What is needed → Restate each line word for word. Leave out every picture.

Recorded data →
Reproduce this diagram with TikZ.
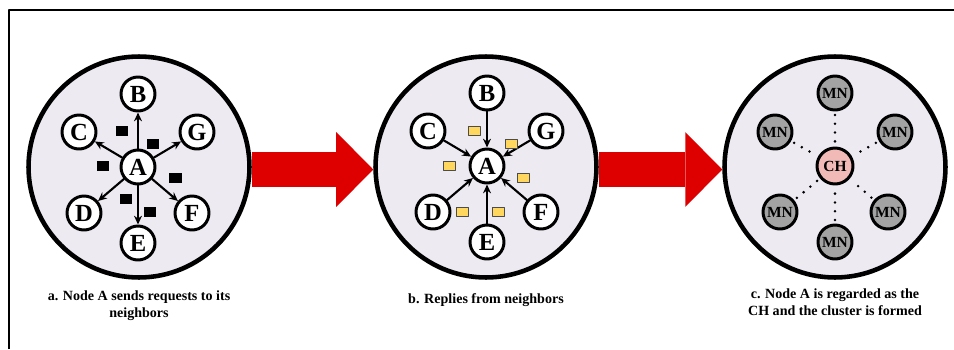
\documentclass[tikz,border=0pt]{standalone}
\usepackage{fontspec}
\setmainfont{Liberation Serif}
\usetikzlibrary{arrows.meta}
\definecolor{zonefill}{RGB}{238,234,242}
\definecolor{mnfill}{RGB}{163,163,163}
\definecolor{chfill}{RGB}{242,186,182}
\definecolor{msgfill}{RGB}{255,215,95}
\definecolor{bigred}{RGB}{222,0,0}
\begin{document}
\begin{tikzpicture}[>={Stealth[length=5pt,width=4.5pt]},line join=round,line cap=round,x=0.02cm,y=-0.02cm,
	zone/.style={circle,draw,fill=zonefill,line width=2.6pt,minimum size=4.42cm,inner sep=0pt},
	peer/.style={circle,draw,fill=white,line width=1.7pt,minimum size=0.68cm,inner sep=0pt,font=\fontsize{14}{14}\selectfont\bfseries},
	member/.style={peer,fill=mnfill,font=\fontsize{8.8}{8.8}\selectfont\bfseries},
	head/.style={peer,fill=chfill,minimum size=0.72cm,font=\fontsize{8.8}{8.8}\selectfont\bfseries},
	req/.style={fill=black,minimum width=0.26cm,minimum height=0.21cm,inner sep=0pt},
	rep/.style={draw=black!70,fill=msgfill,line width=0.4pt,minimum width=0.24cm,minimum height=0.19cm,inner sep=0pt},
	link/.style={->,line width=1.2pt},
	tie/.style={line width=1.6pt,dash pattern=on 0pt off 5pt,shorten <=2pt,shorten >=2pt},
	bigarrow/.style={draw=bigred,line width=0.7cm,line cap=butt,-{Triangle[length=0.74cm,width=1.5cm,line width=0pt]}},
	caption/.style={align=center,font=\fontsize{8}{9.6}\selectfont\bfseries}]
	\useasboundingbox (0,0) rectangle (954,349);
	\draw[line width=1.7pt,line cap=butt] (9,349)--(9,10)--(954,10);
	\node[zone] (zoneA) at (139,167) {};
	\node[zone] (zoneB) at (486,167) {};
	\node[zone] (zoneC) at (835,167) {};
	\node[peer] (aA) at (138,167) {A};
	\foreach \n/\dx/\dy in {B/0/-73,C/-59/-35,G/59/-35,D/-54/46,F/54/46,E/0/76}{
		\node[peer] (a\n) at (138+\dx,167+\dy) {\n};
		\draw[link] (aA)--(a\n);
	}
	\foreach \x/\y [count=\i] in {122/131,153/144,103/166,175/178,126/199,150/212}{
		\node[req] (req\i) at (\x,\y) {};
	}
	\node[peer] (bA) at (487,166) {A};
	\foreach \n/\dx/\dy in {B/0/-73,C/-59/-35,G/59/-35,D/-54/46,F/54/46,E/0/76}{
		\node[peer] (b\n) at (487+\dx,166+\dy) {\n};
		\draw[link] (b\n)--(bA);
	}
	\foreach \x/\y [count=\i] in {474/131,511/144,449/166,523/178,462/212,498/212}{
		\node[rep] (rep\i) at (\x,\y) {};
	}
	\node[head] (ch) at (835,166) {CH};
	\foreach \dx/\dy [count=\i] in {0/-73,-60/-34,60/-34,-55/46,53/46,0/76}{
		\node[member] (mn\i) at (835+\dx,166+\dy) {MN};
		\draw[tie] (mn\i)--(ch);
	}
	\draw[bigarrow] ([yshift=-0.05cm]zoneA.east)--([yshift=-0.05cm]zoneB.west);
	\draw[bigarrow] ([yshift=-0.05cm]zoneB.east)--([yshift=-0.05cm]zoneC.west);
	\node[caption] (capA) at (139,306) {a. Node A sends requests to its\\neighbors};
	\node[caption] (capB) at (486,300) {b. Replies from neighbors};
	\node[caption] (capC) at (835,302) {c. Node A is regarded as the\\CH and the cluster is formed};
\end{tikzpicture}
\end{document}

Solution for this exercise →
Reproduce this diagram with TikZ.
\documentclass[tikz,border=0pt]{standalone}
\usepackage{fontspec}
\setmainfont{Liberation Serif}
\usetikzlibrary{arrows.meta}
\definecolor{zonefill}{RGB}{238,234,242}
\definecolor{mnfill}{RGB}{163,163,163}
\definecolor{chfill}{RGB}{242,186,182}
\definecolor{msgfill}{RGB}{255,215,95}
\definecolor{bigred}{RGB}{222,0,0}
\begin{document}
\begin{tikzpicture}[>={Stealth[length=5pt,width=4.5pt]},line join=round,line cap=round,x=0.02cm,y=-0.02cm,
	zone/.style={circle,draw,fill=zonefill,line width=2.6pt,minimum size=4.42cm,inner sep=0pt},
	peer/.style={circle,draw,fill=white,line width=1.7pt,minimum size=0.68cm,inner sep=0pt,font=\fontsize{14}{14}\selectfont\bfseries},
	member/.style={peer,fill=mnfill,font=\fontsize{8.8}{8.8}\selectfont\bfseries},
	head/.style={peer,fill=chfill,minimum size=0.72cm,font=\fontsize{8.8}{8.8}\selectfont\bfseries},
	req/.style={fill=black,minimum width=0.26cm,minimum height=0.21cm,inner sep=0pt},
	rep/.style={draw=black!70,fill=msgfill,line width=0.4pt,minimum width=0.24cm,minimum height=0.19cm,inner sep=0pt},
	link/.style={->,line width=1.2pt},
	tie/.style={line width=1.6pt,dash pattern=on 0pt off 5pt,shorten <=2pt,shorten >=2pt},
	bigarrow/.style={draw=bigred,line width=0.7cm,line cap=butt,-{Triangle[length=0.74cm,width=1.5cm,line width=0pt]}},
	caption/.style={align=center,font=\fontsize{8}{9.6}\selectfont\bfseries}]
	\useasboundingbox (0,0) rectangle (954,349);
	\draw[line width=1.7pt,line cap=butt] (9,349)--(9,10)--(954,10);
	\node[zone] (zoneA) at (139,167) {};
	\node[zone] (zoneB) at (486,167) {};
	\node[zone] (zoneC) at (835,167) {};
	\node[peer] (aA) at (138,167) {A};
	\foreach \n/\dx/\dy in {B/0/-73,C/-59/-35,G/59/-35,D/-54/46,F/54/46,E/0/76}{
		\node[peer] (a\n) at (138+\dx,167+\dy) {\n};
		\draw[link] (aA)--(a\n);
	}
	\foreach \x/\y [count=\i] in {122/131,153/144,103/166,175/178,126/199,150/212}{
		\node[req] (req\i) at (\x,\y) {};
	}
	\node[peer] (bA) at (487,166) {A};
	\foreach \n/\dx/\dy in {B/0/-73,C/-59/-35,G/59/-35,D/-54/46,F/54/46,E/0/76}{
		\node[peer] (b\n) at (487+\dx,166+\dy) {\n};
		\draw[link] (b\n)--(bA);
	}
	\foreach \x/\y [count=\i] in {474/131,511/144,449/166,523/178,462/212,498/212}{
		\node[rep] (rep\i) at (\x,\y) {};
	}
	\node[head] (ch) at (835,166) {CH};
	\foreach \dx/\dy [count=\i] in {0/-73,-60/-34,60/-34,-55/46,53/46,0/76}{
		\node[member] (mn\i) at (835+\dx,166+\dy) {MN};
		\draw[tie] (mn\i)--(ch);
	}
	\draw[bigarrow] ([yshift=-0.05cm]zoneA.east)--([yshift=-0.05cm]zoneB.west);
	\draw[bigarrow] ([yshift=-0.05cm]zoneB.east)--([yshift=-0.05cm]zoneC.west);
	\node[caption] (capA) at (139,306) {a. Node A sends requests to its\\neighbors};
	\node[caption] (capB) at (486,300) {b. Replies from neighbors};
	\node[caption] (capC) at (835,302) {c. Node A is regarded as the\\CH and the cluster is formed};
\end{tikzpicture}
\end{document}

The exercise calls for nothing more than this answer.